Calibrated Adversarial Sampling: Multi-Armed Bandit-Guided Generalization Against Unforeseen Attacks
Rui Wang, Zeming Wei, Xiyue Zhang, Meng Sun
TL;DR
This work tackles robust generalization of DNNs to unforeseen adversarial attacks by casting multi-type fine-tuning as a multi-armed bandit problem and introducing Calibrated Adversarial Sampling (CAS). CAS leverages a dynamic reward design that combines marginal robustness gains with cross-type trade-offs and employs a UCB-based sampling strategy to balance exploration and exploitation during fine-tuning of pre-trained robust models. Theoretical analysis under Robbins-Monro conditions establishes convergence and a safe parameter-drift threshold, while experiments on CIFAR-10, CIFAR-100, and SVHN across 21 attack types demonstrate superior overall robustness and preserved clean accuracy compared to baselines.

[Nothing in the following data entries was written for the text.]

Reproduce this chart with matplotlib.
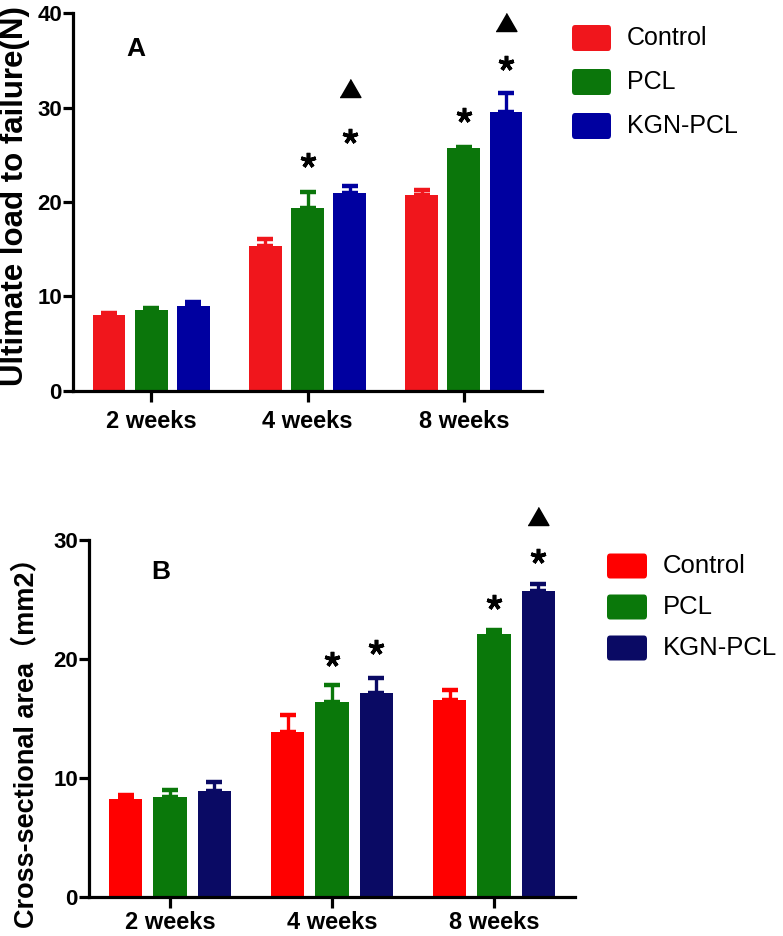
import numpy as np
import matplotlib
matplotlib.use("Agg")
import matplotlib.pyplot as plt
from matplotlib.patches import FancyBboxPatch

# ======================
# Data
# ======================
groups = ["2 weeks", "4 weeks", "8 weeks"]
series = ["Control", "PCL", "KGN-PCL"]

# Panel A: ultimate load to failure (N), mean and upper SD
load_control = [8.0, 15.3, 20.7]
load_pcl = [8.6, 19.4, 25.7]
load_kgn = [8.95, 21.0, 29.5]
load_control_err = [0.25, 0.8, 0.6]
load_pcl_err = [0.2, 1.7, 0.1]
load_kgn_err = [0.4, 0.7, 2.1]

# Panel B: cross-sectional area (mm2)
area_control = [8.2, 13.8, 16.5]
area_pcl = [8.35, 16.35, 22.05]
area_kgn = [8.85, 17.15, 25.7]
area_control_err = [0.35, 1.5, 0.85]
area_pcl_err = [0.65, 1.4, 0.35]
area_kgn_err = [0.8, 1.25, 0.55]

# significance marks: (group index, series index, y)
stars_a = [(1, 1, 24.5), (1, 2, 27.0), (2, 1, 29.2), (2, 2, 34.7)]
tri_a = [(1, 2, 32.1), (2, 2, 39.1)]
stars_b = [(1, 1, 20.0), (1, 2, 21.0), (2, 1, 24.8), (2, 2, 28.6)]
tri_b = [(2, 2, 32.0)]

# ======================
# Style
# ======================
FONT = ["Liberation Sans", "Noto Sans CJK SC", "DejaVu Sans"]
plt.rcParams["font.family"] = FONT

COLORS_A = ["#F0161C", "#0B760B", "#0000A0"]
COLORS_B = ["#FF0000", "#0A780A", "#0A0A64"]

W_PX, H_PX = 783, 936
fig = plt.figure(figsize=(W_PX / 100, H_PX / 100), dpi=100)


def px_axes(left, top, right, bottom):
    return fig.add_axes([left / W_PX, 1 - bottom / H_PX,
                         (right - left) / W_PX, (bottom - top) / H_PX])


tri_verts = [(-1, -0.866), (1, -0.866), (0, 0.866)]


def draw_panel(ax, vals, errs, colors, ymax, ylabel, letter, letter_xy,
               stars, tris, width, off, label_xy, label_size, xpad):
    x = np.arange(len(groups))
    for i, (v, e, c) in enumerate(zip(vals, errs, colors)):
        ax.bar(x + (i - 1) * off, v, width, color=c, linewidth=0,
               yerr=[np.zeros(len(e)), e],
               error_kw=dict(ecolor=c, elinewidth=2.4, capsize=6,
                             capthick=3.2, solid_capstyle="round"))
    for g, s, y in stars:
        ax.plot(g + (s - 1) * off, y, marker=(5, 2, 0), ms=11, mew=2.6,
                color="black", clip_on=False)
    for g, s, y in tris:
        ax.plot(g + (s - 1) * off, y, marker=tri_verts, ms=15,
                color="black", clip_on=False)

    ax.set_xlim(-0.5, 2.5)
    ax.set_ylim(0, ymax)
    ax.set_yticks(np.arange(0, ymax + 1, 10))
    ax.set_xticks(x)
    ax.set_xticklabels(groups, fontsize=17, fontweight="bold")
    for lab in ax.get_yticklabels():
        lab.set_fontsize(16)
        lab.set_fontweight("bold")
    for side in ["top", "right"]:
        ax.spines[side].set_visible(False)
    for side in ["left", "bottom"]:
        ax.spines[side].set_linewidth(2.3)
    ax.tick_params(axis="y", length=7, width=2.3, pad=1)
    ax.tick_params(axis="x", length=8, width=2.3, pad=xpad)
    ax.set_ylabel(ylabel, fontsize=label_size, fontweight="bold")
    ax.yaxis.set_label_coords(*label_xy)
    ax.text(letter_xy[0], letter_xy[1], letter, ha="center", va="center",
            fontsize=19, fontweight="bold")


def draw_legend(colors, left, right, centers, h, text_x, size):
    for name, c, yc in zip(series, colors, centers):
        fig.add_artist(FancyBboxPatch(
            (left / W_PX, 1 - (yc + h / 2) / H_PX),
            (right - left) / W_PX, h / H_PX,
            boxstyle="round,pad=0,rounding_size=0.004",
            transform=fig.transFigure, facecolor=c, edgecolor="none"))
        fig.text(text_x / W_PX, 1 - yc / H_PX, name, ha="left", va="center",
                 fontsize=size)


# ======================
# Panel A
# ======================
ax_a = px_axes(73, 13.3, 542, 390.7)
draw_panel(ax_a, [load_control, load_pcl, load_kgn],
           [load_control_err, load_pcl_err, load_kgn_err], COLORS_A, 40,
           "Ultimate load to failure(N)", "A", (-0.1, 36.2),
           stars_a, tri_a, 0.209, 0.27, (-0.092, 0.515), 22.5, 6)
draw_legend(COLORS_A, 572, 611, [38, 82, 126], 26, 627, 18)

# ======================
# Panel B
# ======================
ax_b = px_axes(89, 539.7, 575, 896.7)
draw_panel(ax_b, [area_control, area_pcl, area_kgn],
           [area_control_err, area_pcl_err, area_kgn_err], COLORS_B, 30,
           "Cross-sectional area（mm2）", "B", (-0.056, 27.3),
           stars_b, tri_b, 0.204, 0.272, (-0.103, 0.45), 19.5, 2.5)
draw_legend(COLORS_B, 607, 647, [566, 607, 648], 25, 663, 18.5)

fig.savefig("out.png", dpi=100)
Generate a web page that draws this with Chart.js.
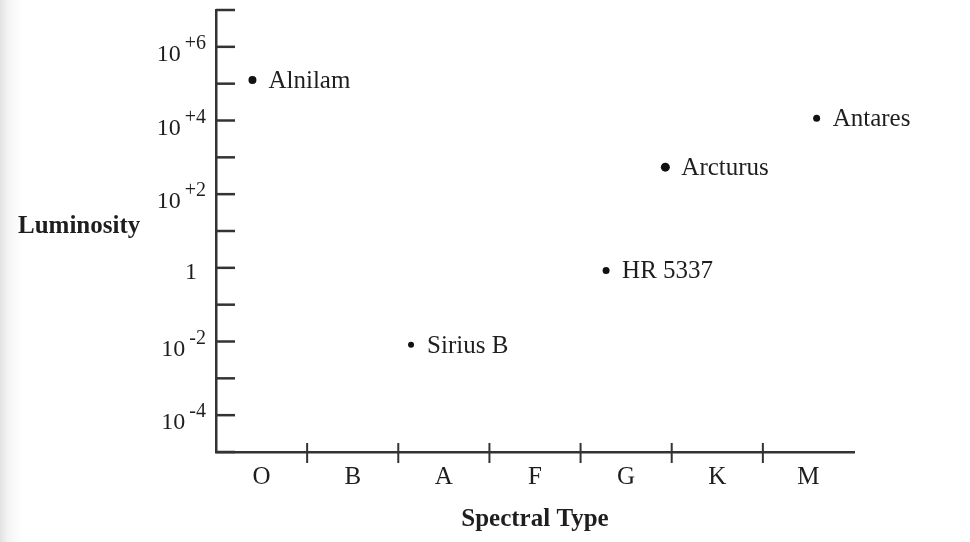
<!DOCTYPE html>
<html>
<head>
<meta charset="utf-8">
<script src="https://cdn.jsdelivr.net/npm/chart.js@4.4.1/dist/chart.umd.min.js"></script>
<style>
  html, body { margin: 0; padding: 0; }
  body {
    width: 970px; height: 542px; overflow: hidden;
    background: linear-gradient(to right, #e2e2e2 0px, #f4f4f4 8px, #ffffff 22px);
  }
  canvas { display: block; }
</style>
</head>
<body>
<canvas id="hrChart" width="970" height="542"></canvas>
<script>
// HR diagram: luminosity against spectral type

const spectralTypes = ["O", "B", "A", "F", "G", "K", "M"];

const starNames = ["Alnilam", "Sirius B", "HR 5337", "Arcturus", "Antares"];
const starTypePos = [-0.1, 1.64, 3.78, 4.43, 6.09];
const starLuminosity = [1.25e5, 0.0081, 0.85, 540, 1.15e4];

// every decade gets a tick, every other one a label
const lumTickValues = [1e-5, 1e-4, 1e-3, 1e-2, 1e-1, 1, 1e1, 1e2, 1e3, 1e4, 1e5, 1e6, 1e7];
const lumLabelValues = [1e-4, 1e-2, 1, 1e2, 1e4, 1e6];
const lumLabelText = ["10^-4", "10^-2", "1", "10^+2", "10^+4", "10^+6"];

const dotSizes = [4, 3, 3.5, 4.5, 3.5];
const axisColor = "#333333";
const textColor = "#1e1e1e";
const fontName = "'Liberation Serif', 'Times New Roman', serif";

Chart.defaults.font.family = fontName;
Chart.defaults.color = textColor;

// ticks, y labels with superscripts, star names, left title
const hrDecor = {
    id: "hrDecor",
    afterDraw(chart) {
        let ctx = chart.ctx;
        let x = chart.scales.x;
        let y = chart.scales.y;
        let area = chart.chartArea;

        ctx.save();
        ctx.strokeStyle = axisColor;

        // y ticks point into the plot
        ctx.lineWidth = 2.5;
        y.ticks.forEach(function(t){
            let py = y.getPixelForValue(t.value);
            ctx.beginPath();
            ctx.moveTo(area.left, py);
            ctx.lineTo(area.left + 19, py);
            ctx.stroke();
        });

        // separators between spectral types cross the axis
        ctx.lineWidth = 2;
        for(let i = 0; i < spectralTypes.length - 1; i++){
            let px = x.getPixelForValue(i + 0.5);
            ctx.beginPath();
            ctx.moveTo(px, area.bottom - 9);
            ctx.lineTo(px, area.bottom + 11);
            ctx.stroke();
        }

        // y labels
        ctx.fillStyle = textColor;
        ctx.textBaseline = "alphabetic";
        ctx.textAlign = "right";
        lumLabelValues.forEach(function(v, i){
            let py = y.getPixelForValue(v);
            let parts = lumLabelText[i].split("^");
            if(parts.length === 1){
                ctx.font = "24px " + fontName;
                ctx.fillText(parts[0], area.left - 19, py + 11);
            } else {
                ctx.font = "20px " + fontName;
                ctx.fillText(parts[1], area.left - 10, py + 2);
                let w = ctx.measureText(parts[1]).width;
                ctx.font = "24px " + fontName;
                ctx.fillText(parts[0], area.left - 10 - w - 4, py + 14);
            }
        });

        // star names next to the dots
        ctx.textAlign = "left";
        ctx.font = "25px " + fontName;
        let meta = chart.getDatasetMeta(0);
        meta.data.forEach(function(pt, i){
            ctx.fillText(starNames[i], pt.x + 16, pt.y + 8);
        });

        ctx.font = "bold 25px " + fontName;
        ctx.fillText("Luminosity", 18, 233);

        ctx.restore();
    }
};

let starPoints = starTypePos.map(function(v, i){
    return { x: v, y: starLuminosity[i] };
});

let ctx = document.getElementById("hrChart").getContext("2d");

let hrChart = new Chart(ctx, {

    type: "scatter",

    data: {
        datasets: [{
            label: "Stars",
            data: starPoints,
            pointRadius: dotSizes,
            pointBackgroundColor: "#111111",
            pointBorderWidth: 0
        }]
    },

    options: {
        responsive: false,
        animation: false,
        devicePixelRatio: 1,
        layout: {
            padding: { left: 216, right: 116, top: 10, bottom: 7 }
        },
        plugins: {
            legend: { display: false },
            tooltip: { enabled: false }
        },
        scales: {
            x: {
                type: "linear",
                min: -0.5,
                max: 6.5,
                afterBuildTicks: function(scale){
                    scale.ticks = spectralTypes.map(function(s, i){ return { value: i }; });
                },
                ticks: {
                    callback: function(value){ return spectralTypes[value]; },
                    font: { size: 25 },
                    color: textColor,
                    padding: 10,
                    maxRotation: 0,
                    autoSkip: false
                },
                grid: { display: false, drawTicks: false },
                border: { display: true, color: axisColor, width: 2.5 },
                title: {
                    display: true,
                    text: "Spectral Type",
                    font: { size: 25, weight: "bold" },
                    color: textColor,
                    padding: { top: 3, bottom: 0 }
                }
            },
            y: {
                type: "logarithmic",
                min: 1e-5,
                max: 1e7,
                afterBuildTicks: function(scale){
                    scale.ticks = lumTickValues.map(function(v){ return { value: v }; });
                },
                ticks: { display: false },
                grid: { display: false, drawTicks: false },
                border: { display: true, color: axisColor, width: 2.5 }
            }
        }
    },

    plugins: [hrDecor]

});
</script>
</body>
</html>
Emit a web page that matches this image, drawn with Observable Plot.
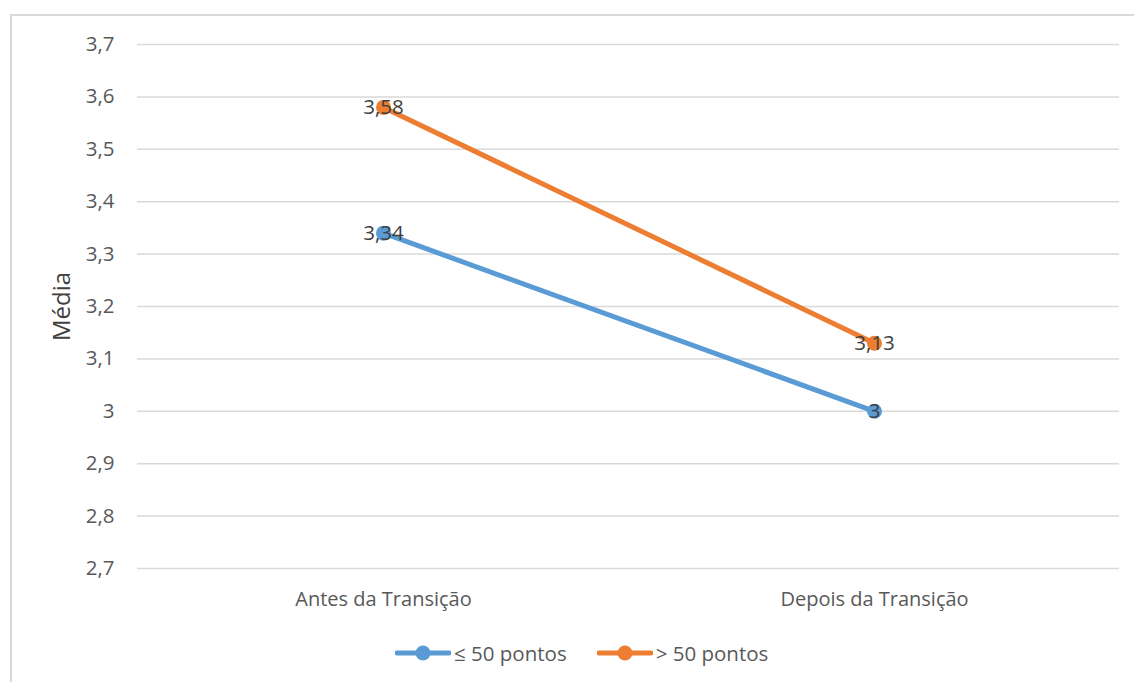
<!DOCTYPE html>
<html><head><meta charset="utf-8">
<script src="https://cdn.jsdelivr.net/npm/d3@7"></script>
<script src="https://cdn.jsdelivr.net/npm/@observablehq/plot@0.6"></script>
<style>
body{margin:0;background:#fff;font-family:"Open Sans",sans-serif;width:1134px;height:682px;overflow:hidden;position:relative}
#frame{position:absolute;left:10px;top:14px;width:1140px;height:700px;border-left:2px solid #d9d9d9;border-top:2px solid #d9d9d9;box-sizing:border-box}
#chart{position:absolute;left:0;top:0}
#legend{position:absolute;left:395px;top:639px;display:flex;align-items:center;font-size:20.5px;color:#595959}
#legend .item{display:flex;align-items:center;margin-right:30px}
#legend svg{margin-right:3px}
</style></head>
<body>
<div id="frame"></div>
<div id="chart"></div>
<div id="legend"></div>
<script>
const categories = ["Antes da Transição", "Depois da Transição"];
const seriesNames = ["≤ 50 pontos", "> 50 pontos"];
const lowValues = [3.34, 3.00];
const highValues = [3.58, 3.13];
const yTicks = [2.7, 2.8, 2.9, 3.0, 3.1, 3.2, 3.3, 3.4, 3.5, 3.6, 3.7];
const colors = ["#5B9BD5", "#ED7D31"];

const fmt = v => String(Math.round(v * 100) / 100).replace(".", ",");
const data = [];
categories.forEach((c, i) => {
  data.push({cat: c, series: seriesNames[0], value: lowValues[i]});
  data.push({cat: c, series: seriesNames[1], value: highValues[i]});
});

const plot = Plot.plot({
  width: 1134, height: 620,
  marginLeft: 137, marginRight: 15, marginTop: 44, marginBottom: 52,
  style: {fontFamily: '"Open Sans", sans-serif', fontSize: "20px", color: "#595959", background: "transparent"},
  x: {type: "point", domain: categories, padding: 0.5, label: null},
  y: {domain: [2.7, 3.7], label: null},
  color: {domain: seriesNames, range: colors},
  marks: [
    Plot.ruleY(yTicks, {stroke: "#d9d9d9", strokeWidth: 1.5}),
    Plot.axisX({tickSize: 0, tickPadding: 23, fontSize: 20, fill: "#595959", label: null}),
    Plot.axisY({ticks: yTicks, tickFormat: fmt, tickSize: 0, tickPadding: 23, fontSize: 20.5, fill: "#595959", label: null}),
    Plot.line(data, {x: "cat", y: "value", z: "series", stroke: "series", strokeWidth: 5, strokeLinecap: "round"}),
    Plot.dot(data, {x: "cat", y: "value", fill: "series", r: 7.5}),
    Plot.text(data, {x: "cat", y: "value", text: d => fmt(d.value), fill: "#404040", fontSize: 20.5}),
    Plot.text(["Média"], {frameAnchor: "left", dx: -75, rotate: -90, textAnchor: "middle", lineAnchor: "middle", fontSize: 24, fill: "#404040"})
  ]
});
document.getElementById("chart").appendChild(plot);

const leg = document.getElementById("legend");
seriesNames.forEach((s, i) => {
  const item = document.createElement("div");
  item.className = "item";
  item.innerHTML = `<svg width="56" height="16"><line x1="2" y1="8" x2="54" y2="8" stroke="${colors[i]}" stroke-width="5" stroke-linecap="round"/><circle cx="28" cy="8" r="7.5" fill="${colors[i]}"/></svg><span>${s}</span>`;
  leg.appendChild(item);
});
</script>
</body></html>
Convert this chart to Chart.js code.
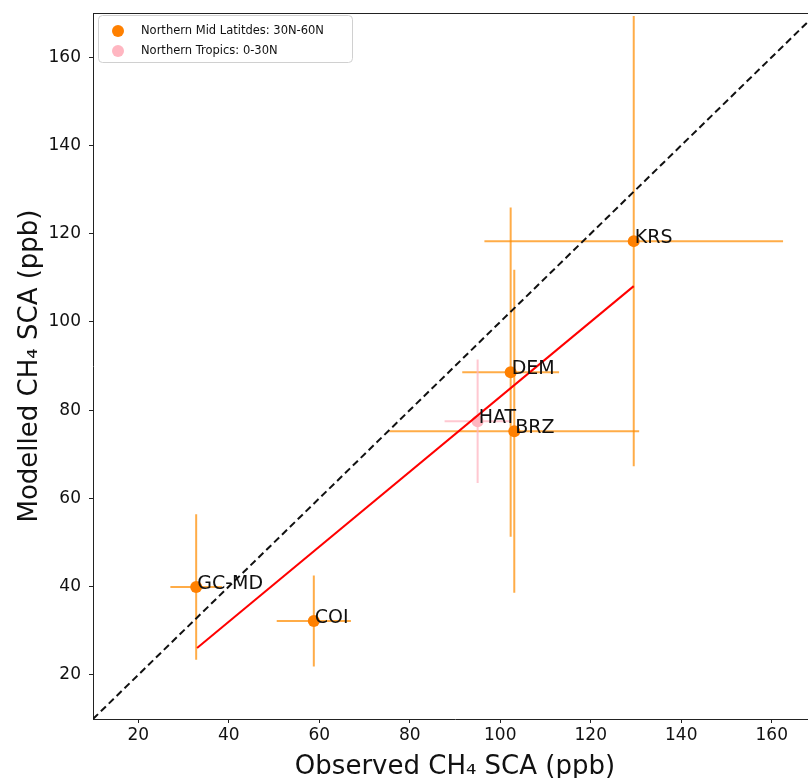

Ablation studies validate the necessity of the cross-type reward and UCB mechanism, highlighting CAS as a scalable, practical paradigm for robust generalization against unforeseen adversarial perturbations.
Abstract
Deep Neural Networks (DNNs) are known to be vulnerable to various adversarial perturbations. To address the safety concerns arising from these vulnerabilities, adversarial training (AT) has emerged as one of the most effective paradigms for enhancing the robustness of DNNs. However, existing AT frameworks primarily focus on a single or a limited set of attack types, leaving DNNs still exposed to attack types that may be encountered in practice but not addressed during training. In this paper, we propose an efficient fine-tuning method called Calibrated Adversarial Sampling (CAS) to address these issues. From the optimization perspective within the multi-armed bandit framework, it dynamically designs rewards and balances exploration and exploitation by considering the dynamic and interdependent characteristics of multiple robustness dimensions. Experiments on benchmark datasets show that CAS achieves superior overall robustness while maintaining high clean accuracy, providing a new paradigm for robust generalization of DNNs.